Eurocontrol identifies loss of controller-pilot link and call-sign confusion as most likely to cause traffic conflicts

Loss of communication between pilots and controllers is the problem most likely to cause traffic conflicts about which controllers can do nothing, according to Eurocontrol research. But at a 30 September air-ground communications (AGC) workshop, Eurocontrol and representatives of all the stakeholders involved identified five different categories of problems involving AGC, and have agreed to develop remedial measures in time to implement an “early 2006” action plan designed to reduce or eliminate this source of risk.

In addition to “prolonged loss of communication” (PLC), the categories of AGC risk Eurocontrol has identified include call-sign confusion, undetected simultaneous transmissions, radio interference, and misunderstanding caused by non-standard phraseology.

Eurocontrol determined this by studying 535 occurrences of pilot/controller communications problems. The agency’s AGC safety expert Tzvetomir Blajev says: “Air/ground communications issues are among the key safety risk areas in air traffic management [ATM], and for this reason we need to redouble our efforts to address them urgently.”

Call-sign confusion by virtue of similar call signs was the cause of 175 of the 535 communications problems Eurocontrol investigated. For example the agency found that the word “air” is used as a prefix or suffix to a call sign in more than one in five radio-telephony designators worldwide, and if the rest of a flight’s call sign happens to be similar by virtue of sharing some letters or numerals with that of another flight in the same sector, the stage is set for potential misunderstanding.

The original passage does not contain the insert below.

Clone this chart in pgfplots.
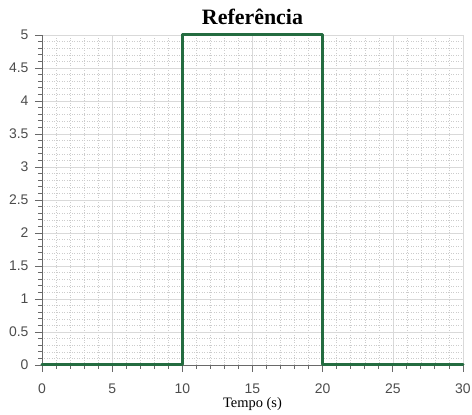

This can be the use of the wrong call sign by the controller, or the wrong aircraft responding to a call intended for another that has a similar call sign. This, says Blajev, is a leading cause of “level-bust” events, in which the wrong aircraft is given – or reacts to – an instruction to change level.

DAVID LEARMOUNT/LONDON

Incidents provoke military intercepts Europe-wide

Eurocontrol’s air-ground communications safety expert Tzvetomir Blajev reveals that, prompted by prolonged loss of communication (PLC) incidents, there were more than 120 intercepts by military fighters of civil airliners over Europe during 2004. Loss of communication does not always result in conflict provided an aircraft sticks accurately to its flight plan and its last clearance, explains Blajev, but since 9/11 PLC has also become a security issue, hence the intercepts. Eurocontrol has found that there are 13 different causes for PLC incidents, the most common cause being “various technical issues” (23%), followed by frequency change (to the wrong frequency) either by incorrect selection (18%) or inadvertent action (8%).